**Available records**
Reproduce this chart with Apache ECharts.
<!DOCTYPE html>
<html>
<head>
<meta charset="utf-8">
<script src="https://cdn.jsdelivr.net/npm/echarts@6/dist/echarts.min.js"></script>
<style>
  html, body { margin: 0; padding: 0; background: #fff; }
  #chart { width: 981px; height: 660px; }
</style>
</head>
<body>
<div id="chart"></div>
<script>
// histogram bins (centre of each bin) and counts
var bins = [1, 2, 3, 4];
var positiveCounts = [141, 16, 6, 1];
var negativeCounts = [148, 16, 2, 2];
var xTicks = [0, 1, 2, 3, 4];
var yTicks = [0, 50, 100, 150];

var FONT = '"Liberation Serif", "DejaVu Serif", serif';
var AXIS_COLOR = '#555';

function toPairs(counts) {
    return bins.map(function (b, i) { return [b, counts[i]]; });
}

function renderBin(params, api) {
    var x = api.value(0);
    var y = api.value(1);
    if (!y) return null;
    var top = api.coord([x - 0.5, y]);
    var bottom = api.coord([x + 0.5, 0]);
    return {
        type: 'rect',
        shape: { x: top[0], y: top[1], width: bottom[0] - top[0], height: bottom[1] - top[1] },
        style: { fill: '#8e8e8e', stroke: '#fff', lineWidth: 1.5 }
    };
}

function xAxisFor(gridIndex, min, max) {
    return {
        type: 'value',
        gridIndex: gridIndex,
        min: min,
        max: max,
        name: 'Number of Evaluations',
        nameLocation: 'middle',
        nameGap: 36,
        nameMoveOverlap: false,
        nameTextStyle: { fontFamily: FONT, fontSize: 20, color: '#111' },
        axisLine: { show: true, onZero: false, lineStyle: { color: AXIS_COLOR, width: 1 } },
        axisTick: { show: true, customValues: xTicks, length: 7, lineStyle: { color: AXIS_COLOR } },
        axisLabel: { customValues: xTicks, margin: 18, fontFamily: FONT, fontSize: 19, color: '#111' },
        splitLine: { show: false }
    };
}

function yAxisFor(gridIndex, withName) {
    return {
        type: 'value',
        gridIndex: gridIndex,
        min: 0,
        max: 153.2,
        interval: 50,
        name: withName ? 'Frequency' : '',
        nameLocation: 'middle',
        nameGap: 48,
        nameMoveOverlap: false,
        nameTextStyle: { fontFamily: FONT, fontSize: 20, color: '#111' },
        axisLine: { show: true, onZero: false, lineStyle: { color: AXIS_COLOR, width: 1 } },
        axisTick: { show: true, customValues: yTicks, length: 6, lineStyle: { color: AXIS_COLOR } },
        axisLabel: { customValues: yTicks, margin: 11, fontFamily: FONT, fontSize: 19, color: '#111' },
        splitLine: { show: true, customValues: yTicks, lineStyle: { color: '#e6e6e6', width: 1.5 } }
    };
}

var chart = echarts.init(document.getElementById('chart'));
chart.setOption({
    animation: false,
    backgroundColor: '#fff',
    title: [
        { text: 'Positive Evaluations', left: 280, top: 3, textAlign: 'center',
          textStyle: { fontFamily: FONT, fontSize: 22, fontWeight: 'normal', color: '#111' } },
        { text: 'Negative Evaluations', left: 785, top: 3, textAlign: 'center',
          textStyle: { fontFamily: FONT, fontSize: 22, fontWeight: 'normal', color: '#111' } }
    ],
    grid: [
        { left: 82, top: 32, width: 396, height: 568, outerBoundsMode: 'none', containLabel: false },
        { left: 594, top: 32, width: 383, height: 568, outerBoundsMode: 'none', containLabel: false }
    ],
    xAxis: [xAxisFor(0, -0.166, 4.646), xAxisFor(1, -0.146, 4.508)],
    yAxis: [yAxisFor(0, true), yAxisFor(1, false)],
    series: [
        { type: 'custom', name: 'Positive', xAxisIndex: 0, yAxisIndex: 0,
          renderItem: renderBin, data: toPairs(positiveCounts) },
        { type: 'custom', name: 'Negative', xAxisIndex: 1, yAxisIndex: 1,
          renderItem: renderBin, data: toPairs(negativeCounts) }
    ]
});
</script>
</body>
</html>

* * *

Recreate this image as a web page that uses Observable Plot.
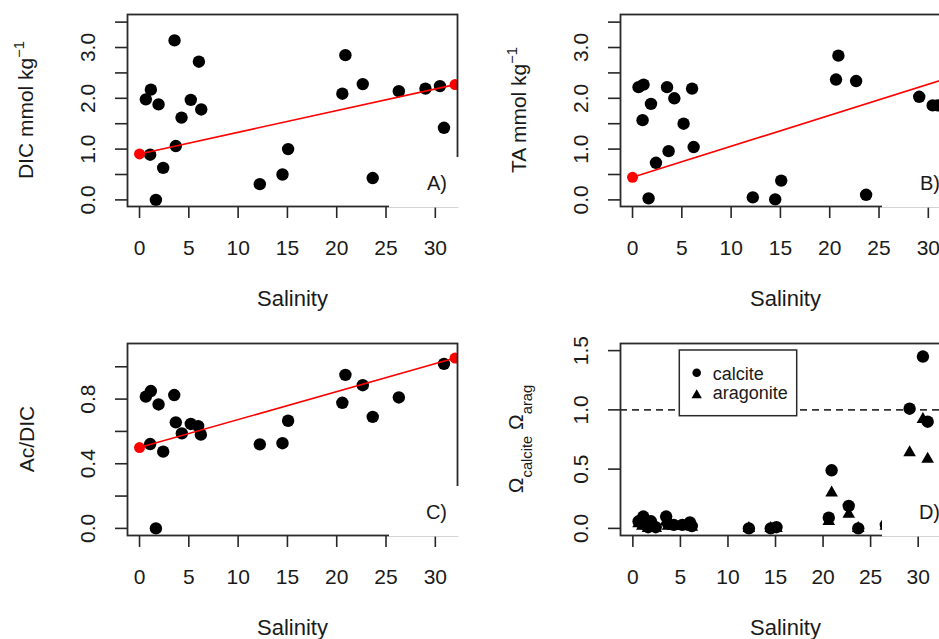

* * *

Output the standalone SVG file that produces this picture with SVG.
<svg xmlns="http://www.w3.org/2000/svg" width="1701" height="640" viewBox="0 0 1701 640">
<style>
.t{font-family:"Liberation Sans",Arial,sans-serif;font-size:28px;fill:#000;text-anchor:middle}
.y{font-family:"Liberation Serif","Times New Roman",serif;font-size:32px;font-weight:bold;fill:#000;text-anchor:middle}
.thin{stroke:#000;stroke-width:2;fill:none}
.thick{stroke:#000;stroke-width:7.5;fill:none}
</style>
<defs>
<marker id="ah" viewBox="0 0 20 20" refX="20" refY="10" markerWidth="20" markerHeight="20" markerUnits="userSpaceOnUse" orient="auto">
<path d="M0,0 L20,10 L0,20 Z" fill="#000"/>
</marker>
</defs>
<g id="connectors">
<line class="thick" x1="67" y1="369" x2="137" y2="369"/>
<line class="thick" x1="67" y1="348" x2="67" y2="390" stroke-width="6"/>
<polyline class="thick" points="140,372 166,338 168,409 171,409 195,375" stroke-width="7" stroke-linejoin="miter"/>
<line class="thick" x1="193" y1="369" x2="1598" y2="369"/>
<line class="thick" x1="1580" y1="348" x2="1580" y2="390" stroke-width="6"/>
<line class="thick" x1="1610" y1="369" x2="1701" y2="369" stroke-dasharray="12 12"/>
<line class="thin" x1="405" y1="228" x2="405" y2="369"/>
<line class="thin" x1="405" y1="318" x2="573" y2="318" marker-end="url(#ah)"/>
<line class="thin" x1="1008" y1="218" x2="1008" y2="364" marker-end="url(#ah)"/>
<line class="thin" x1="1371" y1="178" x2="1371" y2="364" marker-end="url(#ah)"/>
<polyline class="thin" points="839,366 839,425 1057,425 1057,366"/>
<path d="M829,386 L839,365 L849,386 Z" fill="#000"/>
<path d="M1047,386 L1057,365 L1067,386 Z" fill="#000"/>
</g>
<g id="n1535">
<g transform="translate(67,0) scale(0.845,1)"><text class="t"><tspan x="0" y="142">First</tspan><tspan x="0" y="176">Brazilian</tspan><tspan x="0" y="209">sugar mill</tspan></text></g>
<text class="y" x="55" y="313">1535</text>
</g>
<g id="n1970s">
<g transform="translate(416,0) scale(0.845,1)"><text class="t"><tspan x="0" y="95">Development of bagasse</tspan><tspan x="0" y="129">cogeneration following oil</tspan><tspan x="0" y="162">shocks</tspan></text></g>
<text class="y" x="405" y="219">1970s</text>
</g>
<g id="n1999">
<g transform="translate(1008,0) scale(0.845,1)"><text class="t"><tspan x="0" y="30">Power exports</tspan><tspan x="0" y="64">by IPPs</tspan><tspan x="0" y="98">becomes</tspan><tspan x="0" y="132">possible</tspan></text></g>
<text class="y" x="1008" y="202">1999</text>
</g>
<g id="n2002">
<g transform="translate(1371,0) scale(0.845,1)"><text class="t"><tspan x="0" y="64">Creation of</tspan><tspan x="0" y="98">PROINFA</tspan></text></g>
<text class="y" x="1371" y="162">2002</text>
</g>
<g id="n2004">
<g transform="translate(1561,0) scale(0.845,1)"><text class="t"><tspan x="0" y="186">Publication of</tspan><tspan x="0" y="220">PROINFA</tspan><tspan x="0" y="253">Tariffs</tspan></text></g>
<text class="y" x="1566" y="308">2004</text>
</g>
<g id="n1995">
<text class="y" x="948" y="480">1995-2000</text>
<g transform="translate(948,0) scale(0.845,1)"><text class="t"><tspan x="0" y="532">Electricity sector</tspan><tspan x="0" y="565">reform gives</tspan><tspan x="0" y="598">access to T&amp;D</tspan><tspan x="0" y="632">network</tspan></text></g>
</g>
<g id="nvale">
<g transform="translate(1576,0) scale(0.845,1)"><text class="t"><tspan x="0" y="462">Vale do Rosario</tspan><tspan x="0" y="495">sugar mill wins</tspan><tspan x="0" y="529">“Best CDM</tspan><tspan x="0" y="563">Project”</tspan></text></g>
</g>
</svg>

**Task**
Find every line holding the word "that"; give their count and nothing else.

**Full response**
2